NZPA-Reuter Lusaka A call was made yesterday for blacks to spread rioting to white areas of South Africa in a general offensive against apartheid. The President of the African National Congress, Mr Oliver Tambo, said on a Radio Freedom broadcast that the state of emergency now in force in South Africa was military dictatorship. “All our people must be mobilised . . . That must be our reply to the enemy’s desperate counter-offen-sive,” he said. The Congress is sworn to overthrow white rule in South Africa by force and Mr Tambo said it was, “vital that all areas of our country should join in the general offensive to make the apartheid system unworkable and South Africa ungovernable.” “We must take the struggle into the white areas of South Africa and attack the apartheid regime and its forces of repression in these areas . . .” White areas have not been affected by the the 18

months of violence in the townships round Johannesburg and in the eastern Cape Province in which about 500 people have died.
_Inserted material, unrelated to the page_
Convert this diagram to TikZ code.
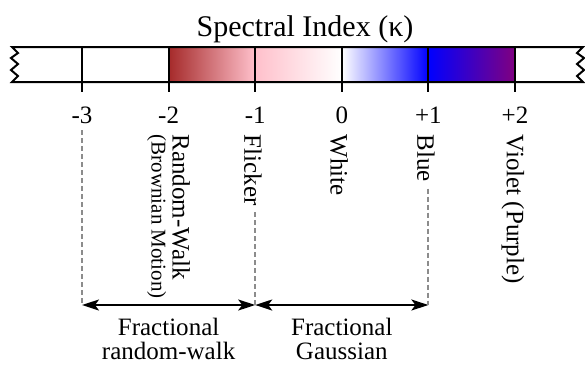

Mr Tambo said white South Africans should not be allowed to think they could continue, “business as usual while our people are perishing in their hundreds.” Yesterday, two men died as security forces imposed emergency laws. The police revealed 438 names of black leaders and white antiapartheid activists held under the new powers. The two men died when the police fired birdshot at a crowd they said was stoning them. This brings to 11 the official death toll since the powers were introduced at the week-end. According to a police list, only four of 653 people reported held under the emergency laws are white men, all active opponents of South Africa’s apartheid race discrimination policies. Many of the 653 are still unidentified, at least 373 are black and the rest mixedrace or Asian by apartheid

classifications. The names include clergy such as De Villiers Soga, chairman of an eastern Cape black ministers’ group, advocates of a sporting boycott of South Africa such as Ihron Rensburg of the South African Council on Sport, and trade unionists such as Sehlolo Neep, general secretary of a carworkers’ union. The detainees can be held indefinitely for interrogation without access to relatives or lawyers. Many of them belong to community groups affiliated to South Africa’s main anti-apartheid group, the United Democratic Front. Many of the front’s prominent leaders are in jail or on bail on strict conditions awaiting trial on treason charges. The police yesterday raided the front’s offices in Johannesburg, witnesses said. At Kwathema township, in the Johannesburg area covered by the emergency laws, journalists estimated that 50,000 people attended the funeral of 15 riot victims.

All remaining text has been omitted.